Alas, it’s likely a good thing. As noted in my December 2021 post, “Unilateral Disarmament on Gerrymandering,”
My strong preference would be for bipartisan commissions to draw district lines that are based as much as possible on natural communities rather than naked partisan advantage or incumbent protection. But it makes no sense for one of two political parties to play the game that way while the other is doing everything the law will allow to gain an advantage.
And, as I detailed more fully in a commissioned piece for the New York Daily News in response to the 2022 court decision (“New York’s Gerrymandering Disarmament“) that’s exactly the situation.
The problem is that increasingly, the two parties are playing by different rules. In recent years, there has been a movement toward having electoral maps drawn by nonpartisan commissions, so that voters choose their representatives rather than the representatives choosing their voters. That’s a positive step. Alas, states run by Democrats, including California, New Jersey, Virginia and Washington, are much more likely to have adopted the practice, while Republican-controlled states are doubling down on gerrymandering. This is compounded by the tendency of Democratic-majority states to make voting easier while Republican-led states seek to make it harder, with a disparate impact on poor and minority would-be voters, who disproportionately favor Democrats.
Indeed, while New York Democrats gleefully rigged the game in their favor when given the chance, the opportunity only came because a deadlocked bipartisan commission charged with drawing unrigged maps failed to satisfy its constitutional responsibilities and the Legislature then ran with the ball. As we learned Wednesday, the 2014 amendment to the state’s Constitution that created this commission also prohibits the Legislature from partisan gerrymandering through the back door.
Meanwhile, Republican-controlled states like Texas, North Carolina and Florida are unchecked by these sorts of measures and are doing everything in their power to maximize their advantage. Even though these states are increasingly “purple,” you wouldn’t know it by their GOP-heavy congressional representation.
My strong preference is for all states to make voting easier and elections meaningful by having competitive districts. (Actually, I would rather eliminate districts entirely, but that’s not on the horizon.) It would maximize participation and representation. It would also be fairer to the fastest-growing voter type, the independent.
When only a Republican or only a Democrat can win a contest, the election is effectively decided in the party primary — and thus by the most ideological and motivated voters.

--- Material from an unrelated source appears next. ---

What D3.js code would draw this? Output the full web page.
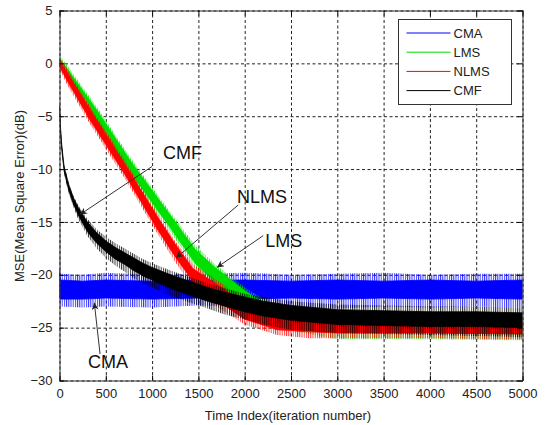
<!DOCTYPE html>
<html>
<head>
<meta charset="utf-8">
<script src="https://cdn.jsdelivr.net/npm/d3@7"></script>
<style>
  body { margin: 0; background: #fff; }
  svg { font-family: Arial, "Liberation Sans", sans-serif; }
</style>
</head>
<body>
<div id="chart"></div>
<script>
// rows: [iteration, spikeHigh, coreHigh, coreLow, spikeLow] in dB
const cma = [
  [0, -15.4, -19.6, -22.2, -22.8],
  [10, -19.9, -20.5, -22.3, -23.0],
  [250, -20.0, -20.6, -22.3, -23.1],
  [500, -19.8, -20.5, -22.2, -23.0],
  [1000, -20.0, -20.6, -22.3, -23.1],
  [1500, -19.9, -20.5, -22.2, -22.9],
  [2000, -19.8, -20.5, -22.3, -23.0],
  [2500, -20.0, -20.6, -22.2, -23.1],
  [3000, -19.9, -20.5, -22.3, -23.2],
  [3500, -19.8, -20.6, -22.2, -23.0],
  [4000, -20.0, -20.5, -22.3, -23.1],
  [4500, -19.9, -20.6, -22.2, -23.0],
  [5000, -19.9, -20.5, -22.3, -23.1]
];

const lms = [
  [0, 0.8, 0.5, -0.2, -0.5],
  [100, -0.4, -0.7, -1.4, -1.8],
  [410, -4.2, -4.5, -5.5, -5.9],
  [780, -9.1, -9.4, -10.5, -10.9],
  [1200, -14.1, -14.4, -15.6, -16.0],
  [1465, -17.2, -17.6, -18.9, -19.3],
  [1680, -19.0, -19.3, -20.7, -21.1],
  [2000, -21.2, -21.5, -22.7, -23.2],
  [2200, -22.3, -22.6, -23.6, -24.1],
  [2500, -23.3, -23.7, -24.7, -25.3],
  [3000, -23.9, -24.3, -25.5, -26.1],
  [4000, -24.0, -24.4, -25.5, -26.1],
  [5000, -24.0, -24.4, -25.6, -26.2]
];

const nlms = [
  [0, 0.6, 0.3, -0.3, -0.6],
  [100, -0.8, -1.1, -1.9, -2.3],
  [340, -4.2, -4.5, -5.5, -5.9],
  [705, -9.2, -9.5, -10.5, -10.9],
  [1050, -14.1, -14.4, -15.6, -16.0],
  [1250, -16.8, -17.1, -18.3, -18.8],
  [1440, -19.0, -19.4, -20.6, -21.2],
  [1680, -20.4, -20.8, -22.3, -22.9],
  [2000, -22.3, -22.7, -24.2, -24.7],
  [2350, -23.6, -24.0, -25.2, -25.7],
  [2700, -23.9, -24.3, -25.4, -26.0],
  [3000, -24.0, -24.4, -25.5, -26.0],
  [4000, -24.0, -24.4, -25.5, -26.0],
  [5000, -24.1, -24.5, -25.6, -26.1]
];

const cmf = [
  [0, -4.0, -4.0, -4.3, -4.5],
  [10, -5.8, -6.0, -6.3, -6.5],
  [25, -7.6, -7.8, -8.2, -8.4],
  [50, -9.6, -9.8, -10.2, -10.5],
  [100, -11.3, -11.5, -12.0, -12.3],
  [150, -12.5, -12.7, -13.3, -13.6],
  [200, -13.4, -13.6, -14.3, -14.7],
  [300, -14.7, -15.0, -15.9, -16.3],
  [400, -15.7, -16.0, -17.0, -17.5],
  [500, -16.4, -16.8, -17.8, -18.4],
  [600, -17.0, -17.4, -18.5, -19.1],
  [700, -17.5, -17.9, -19.0, -19.7],
  [800, -18.0, -18.4, -19.6, -20.3],
  [900, -18.5, -18.9, -20.1, -20.8],
  [1000, -18.9, -19.3, -20.5, -21.2],
  [1200, -19.6, -20.0, -21.3, -22.0],
  [1400, -20.2, -20.6, -21.9, -22.6],
  [1600, -20.8, -21.2, -22.5, -23.2],
  [1800, -21.3, -21.7, -23.0, -23.8],
  [2000, -21.8, -22.1, -23.5, -24.2],
  [2200, -22.1, -22.5, -23.9, -24.7],
  [2500, -22.5, -22.9, -24.3, -25.2],
  [3000, -22.8, -23.3, -24.7, -25.5],
  [3500, -22.9, -23.4, -24.8, -25.6],
  [4000, -23.0, -23.5, -24.9, -25.7],
  [4500, -23.0, -23.5, -24.9, -25.8],
  [5000, -23.1, -23.6, -25.0, -25.9]
];

const seriesNames = ["CMA", "LMS", "NLMS", "CMF"];
const seriesColors = ["#0000ff", "#00e000", "#ff0000", "#000000"];
const seriesData = [cma, lms, nlms, cmf];

const xTicks = [0, 500, 1000, 1500, 2000, 2500, 3000, 3500, 4000, 4500, 5000];
const yTicks = [5, 0, -5, -10, -15, -20, -25, -30];

// text label, label position [iter, dB], arrow from [iter, dB] to [iter, dB]
const notes = [
  { text: "CMF", at: [1119, -8.45], from: [1000, -9.75], to: [222, -14.3] },
  { text: "NLMS", at: [1916, -12.6], from: [1930, -13.4], to: [1260, -18.4] },
  { text: "LMS", at: [2222, -16.75], from: [2200, -16.3], to: [1700, -19.3] },
  { text: "CMA", at: [308, -28.2], from: [438, -27.5], to: [376, -22.65] }
];

const margin = { top: 10.5, left: 59.5 },
      width = 463,
      height = 370;

const svg = d3.select("#chart")
  .append("svg")
  .attr("width", 549)
  .attr("height", 425);

const defs = svg.append("defs");

// comb pattern per series for the noisy spike fringe
seriesColors.forEach((c, i) => {
  const p = defs.append("pattern")
    .attr("id", "comb" + i)
    .attr("patternUnits", "userSpaceOnUse")
    .attr("width", 2.2)
    .attr("height", 10);
  p.append("rect")
    .attr("width", 1)
    .attr("height", 10)
    .attr("fill", c);
});

const g = svg.append("g")
  .attr("transform", `translate(${margin.left},${margin.top})`);

const x = d3.scaleLinear().domain([0, 5000]).range([0, width]);
const y = d3.scaleLinear().domain([-30, 5]).range([height, 0]);

g.append("rect")
  .attr("width", width)
  .attr("height", height)
  .attr("fill", "#fff");

// dotted grid
g.append("g")
  .attr("transform", `translate(0,${height})`)
  .call(d3.axisBottom(x).tickValues(xTicks).tickSize(-height).tickFormat(""))
  .call(a => a.select(".domain").remove())
  .call(a => a.selectAll("line").attr("stroke", "#222").attr("stroke-dasharray", "3,2.5"));

g.append("g")
  .call(d3.axisLeft(y).tickValues(yTicks).tickSize(-width).tickFormat(""))
  .call(a => a.select(".domain").remove())
  .call(a => a.selectAll("line").attr("stroke", "#222").attr("stroke-dasharray", "3,2.5"));

g.append("clipPath").attr("id", "clip")
  .append("rect").attr("width", width).attr("height", height);

const plot = g.append("g").attr("clip-path", "url(#clip)");

const spikeArea = d3.area()
  .x(d => x(d[0]))
  .y0(d => y(d[4]))
  .y1(d => y(d[1]));

const coreArea = d3.area()
  .x(d => x(d[0]))
  .y0(d => y(d[3]))
  .y1(d => y(d[2]));

seriesData.forEach((rows, i) => {
  plot.append("path")
    .attr("d", spikeArea(rows))
    .attr("fill", `url(#comb${i})`)
    .attr("fill-opacity", 0.8);
  plot.append("path")
    .attr("d", coreArea(rows))
    .attr("fill", seriesColors[i])
    .attr("stroke", seriesColors[i])
    .attr("stroke-width", 0.8);
});

// axes with inward ticks on all four sides
const fmt = d3.format("d");
g.append("g")
  .attr("transform", `translate(0,${height})`)
  .call(d3.axisBottom(x).tickValues(xTicks).tickSize(-5).tickPadding(8).tickFormat(fmt));
g.append("g")
  .call(d3.axisTop(x).tickValues(xTicks).tickSize(-5).tickFormat(""));
g.append("g")
  .call(d3.axisLeft(y).tickValues(yTicks).tickSize(-5).tickPadding(7).tickFormat(fmt));
g.append("g")
  .attr("transform", `translate(${width},0)`)
  .call(d3.axisRight(y).tickValues(yTicks).tickSize(-5).tickFormat(""));

g.selectAll(".domain").attr("stroke", "#333");
g.selectAll(".tick text")
  .attr("fill", "#222")
  .style("font-size", "13px")
  .style("font-family", "Arial, 'Liberation Sans', sans-serif");

// axis titles
svg.append("text")
  .attr("x", 288)
  .attr("y", 420)
  .attr("text-anchor", "middle")
  .attr("fill", "#222")
  .style("font-size", "13px")
  .text("Time Index(iteration number)");

svg.append("text")
  .attr("transform", "rotate(-90)")
  .attr("x", -196)
  .attr("y", 24)
  .attr("text-anchor", "middle")
  .attr("fill", "#222")
  .style("font-size", "13px")
  .text("MSE(Mean Square Error)(dB)");

// annotations
defs.append("marker")
  .attr("id", "head")
  .attr("viewBox", "0 0 10 10")
  .attr("refX", 10)
  .attr("refY", 5)
  .attr("markerWidth", 9)
  .attr("markerHeight", 7)
  .attr("markerUnits", "userSpaceOnUse")
  .attr("orient", "auto")
  .append("path")
  .attr("d", "M0,0 L10,5 L0,10 L3,5 Z")
  .attr("fill", "#222");

notes.forEach(n => {
  g.append("line")
    .attr("x1", x(n.from[0]))
    .attr("y1", y(n.from[1]))
    .attr("x2", x(n.to[0]))
    .attr("y2", y(n.to[1]))
    .attr("stroke", "#333")
    .attr("stroke-width", 1)
    .attr("marker-end", "url(#head)");
  g.append("text")
    .attr("x", x(n.at[0]))
    .attr("y", y(n.at[1]))
    .attr("dy", "0.35em")
    .attr("fill", "#111")
    .style("font-size", "18px")
    .text(n.text);
});

// legend
const legend = svg.append("g").attr("transform", "translate(398.5,19.5)");
legend.append("rect")
  .attr("width", 113)
  .attr("height", 85)
  .attr("fill", "#fff")
  .attr("stroke", "#333");

const rows = legend.selectAll(".row")
  .data(seriesNames)
  .enter()
  .append("g")
  .attr("transform", (d, i) => `translate(0,${13.5 + i * 19.2})`);

rows.append("line")
  .attr("x1", 8)
  .attr("x2", 52)
  .attr("stroke", (d, i) => seriesColors[i])
  .attr("stroke-width", 1);

rows.append("text")
  .attr("x", 55)
  .attr("dy", "0.35em")
  .attr("fill", "#222")
  .style("font-size", "13px")
  .text(d => d);
</script>
</body>
</html>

That’s not only undemocratic but inevitably leads to bad governance, as politicians increasingly serve only their party base and move further to the extremes.
At the same time, though, it makes no sense for Democrats to hamstring themselves by rules their Republican opponents aren’t playing by. Doing so not only disadvantages them in individual contests but exacerbates an inherently skewed system.
Republicans already have a significant built-in advantage in the Senate, where each state gets two members regardless of population, and a modest one in the House. This carries over into presidential elections, through the mechanism of the Electoral College, giving us Republican winners in 2000 and 2016 in contests where Democrats won millions more votes. Republicans leveraging all the tools at their disposal to gain additional seats while Democrats opt for fairness stacks the deck even further.
This is made all the more urgent in light of the “Stop the Steal” movement and the Capitol riots. The Republican Party has increasingly decided that it can’t win fair elections and must therefore do everything in their power to rig the game. And, sadly, won’t accept losing even then.
That the New York Court of Appeals reversed their own ruling based on nothing more than a change in judges is, well, unorthodox. But, on balance, a better outcome given the circumstances.